§ Task details
Retype exactly what runs from the first line of the data to the line with "text=czerwony, anchor=west] (poszkodowani)", keeping both of those lines and skipping pictures.

▬▬▬▬▬▬▬▬▬▬

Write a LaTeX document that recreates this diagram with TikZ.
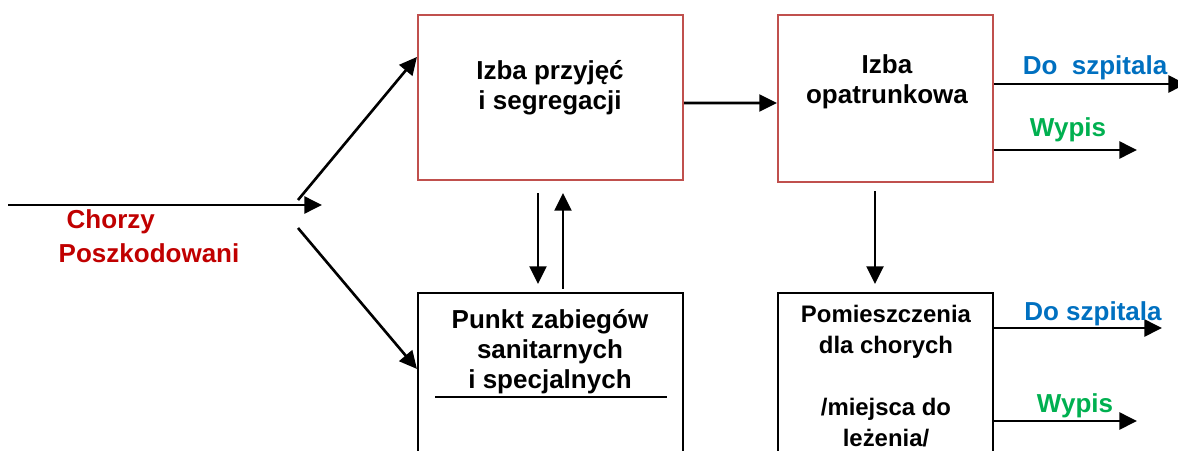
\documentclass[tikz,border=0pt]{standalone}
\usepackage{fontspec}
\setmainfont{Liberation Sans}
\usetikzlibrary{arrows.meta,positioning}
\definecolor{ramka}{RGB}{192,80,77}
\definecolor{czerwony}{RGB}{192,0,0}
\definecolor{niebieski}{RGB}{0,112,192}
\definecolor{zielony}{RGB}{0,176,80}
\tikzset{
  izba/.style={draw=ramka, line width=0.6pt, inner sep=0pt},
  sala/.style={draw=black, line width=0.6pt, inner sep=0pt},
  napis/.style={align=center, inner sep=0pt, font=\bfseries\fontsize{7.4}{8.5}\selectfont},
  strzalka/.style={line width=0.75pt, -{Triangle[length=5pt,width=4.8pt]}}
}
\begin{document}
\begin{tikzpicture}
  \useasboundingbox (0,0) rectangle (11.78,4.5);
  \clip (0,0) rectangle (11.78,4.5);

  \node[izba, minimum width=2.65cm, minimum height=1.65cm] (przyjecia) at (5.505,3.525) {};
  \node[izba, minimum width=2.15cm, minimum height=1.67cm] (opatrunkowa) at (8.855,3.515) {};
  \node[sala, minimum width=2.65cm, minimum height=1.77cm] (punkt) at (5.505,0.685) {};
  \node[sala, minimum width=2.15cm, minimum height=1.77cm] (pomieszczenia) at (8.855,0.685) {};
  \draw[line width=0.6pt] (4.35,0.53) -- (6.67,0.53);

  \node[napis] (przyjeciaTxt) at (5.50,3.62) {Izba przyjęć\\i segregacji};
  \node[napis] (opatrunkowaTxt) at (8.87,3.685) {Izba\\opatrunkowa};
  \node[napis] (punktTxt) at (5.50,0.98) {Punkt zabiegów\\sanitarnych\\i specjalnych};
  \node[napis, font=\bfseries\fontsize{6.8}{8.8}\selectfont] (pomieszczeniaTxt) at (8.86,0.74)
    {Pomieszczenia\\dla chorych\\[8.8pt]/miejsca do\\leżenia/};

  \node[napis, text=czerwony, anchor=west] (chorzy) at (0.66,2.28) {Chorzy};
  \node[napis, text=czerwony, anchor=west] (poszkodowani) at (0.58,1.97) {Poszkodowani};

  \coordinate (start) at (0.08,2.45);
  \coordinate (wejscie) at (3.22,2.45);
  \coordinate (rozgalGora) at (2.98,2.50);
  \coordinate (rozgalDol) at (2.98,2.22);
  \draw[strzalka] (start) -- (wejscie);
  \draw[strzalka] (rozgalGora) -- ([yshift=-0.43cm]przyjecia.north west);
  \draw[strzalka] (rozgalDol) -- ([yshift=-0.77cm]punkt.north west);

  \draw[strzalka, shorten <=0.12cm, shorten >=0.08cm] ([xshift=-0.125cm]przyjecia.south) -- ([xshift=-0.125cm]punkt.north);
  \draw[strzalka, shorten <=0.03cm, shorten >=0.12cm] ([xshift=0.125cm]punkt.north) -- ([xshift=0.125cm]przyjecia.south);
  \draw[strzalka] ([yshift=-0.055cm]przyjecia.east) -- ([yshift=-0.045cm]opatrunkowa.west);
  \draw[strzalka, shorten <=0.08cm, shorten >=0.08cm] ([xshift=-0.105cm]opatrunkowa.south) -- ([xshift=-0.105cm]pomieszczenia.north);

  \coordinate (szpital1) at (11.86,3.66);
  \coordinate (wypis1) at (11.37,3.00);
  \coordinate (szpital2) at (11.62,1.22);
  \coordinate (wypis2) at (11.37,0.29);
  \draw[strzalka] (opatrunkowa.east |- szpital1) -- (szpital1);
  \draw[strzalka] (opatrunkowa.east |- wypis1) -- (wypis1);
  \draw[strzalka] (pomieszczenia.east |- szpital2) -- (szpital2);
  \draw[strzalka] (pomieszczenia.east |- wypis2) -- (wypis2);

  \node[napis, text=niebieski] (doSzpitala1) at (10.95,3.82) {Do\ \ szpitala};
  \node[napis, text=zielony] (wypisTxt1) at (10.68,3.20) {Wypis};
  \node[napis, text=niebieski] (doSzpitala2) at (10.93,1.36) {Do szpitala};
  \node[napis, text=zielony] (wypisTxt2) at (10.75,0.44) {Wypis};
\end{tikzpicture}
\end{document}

▬▬▬▬▬▬▬▬▬▬

§ Exercise solution
Write a LaTeX document that recreates this diagram with TikZ.
\documentclass[tikz,border=0pt]{standalone}
\usepackage{fontspec}
\setmainfont{Liberation Sans}
\usetikzlibrary{arrows.meta,positioning}
\definecolor{ramka}{RGB}{192,80,77}
\definecolor{czerwony}{RGB}{192,0,0}
\definecolor{niebieski}{RGB}{0,112,192}
\definecolor{zielony}{RGB}{0,176,80}
\tikzset{
  izba/.style={draw=ramka, line width=0.6pt, inner sep=0pt},
  sala/.style={draw=black, line width=0.6pt, inner sep=0pt},
  napis/.style={align=center, inner sep=0pt, font=\bfseries\fontsize{7.4}{8.5}\selectfont},
  strzalka/.style={line width=0.75pt, -{Triangle[length=5pt,width=4.8pt]}}
}
\begin{document}
\begin{tikzpicture}
  \useasboundingbox (0,0) rectangle (11.78,4.5);
  \clip (0,0) rectangle (11.78,4.5);

  \node[izba, minimum width=2.65cm, minimum height=1.65cm] (przyjecia) at (5.505,3.525) {};
  \node[izba, minimum width=2.15cm, minimum height=1.67cm] (opatrunkowa) at (8.855,3.515) {};
  \node[sala, minimum width=2.65cm, minimum height=1.77cm] (punkt) at (5.505,0.685) {};
  \node[sala, minimum width=2.15cm, minimum height=1.77cm] (pomieszczenia) at (8.855,0.685) {};
  \draw[line width=0.6pt] (4.35,0.53) -- (6.67,0.53);

  \node[napis] (przyjeciaTxt) at (5.50,3.62) {Izba przyjęć\\i segregacji};
  \node[napis] (opatrunkowaTxt) at (8.87,3.685) {Izba\\opatrunkowa};
  \node[napis] (punktTxt) at (5.50,0.98) {Punkt zabiegów\\sanitarnych\\i specjalnych};
  \node[napis, font=\bfseries\fontsize{6.8}{8.8}\selectfont] (pomieszczeniaTxt) at (8.86,0.74)
    {Pomieszczenia\\dla chorych\\[8.8pt]/miejsca do\\leżenia/};

  \node[napis, text=czerwony, anchor=west] (chorzy) at (0.66,2.28) {Chorzy};
  \node[napis, text=czerwony, anchor=west] (poszkodowani) at (0.58,1.97) {Poszkodowani};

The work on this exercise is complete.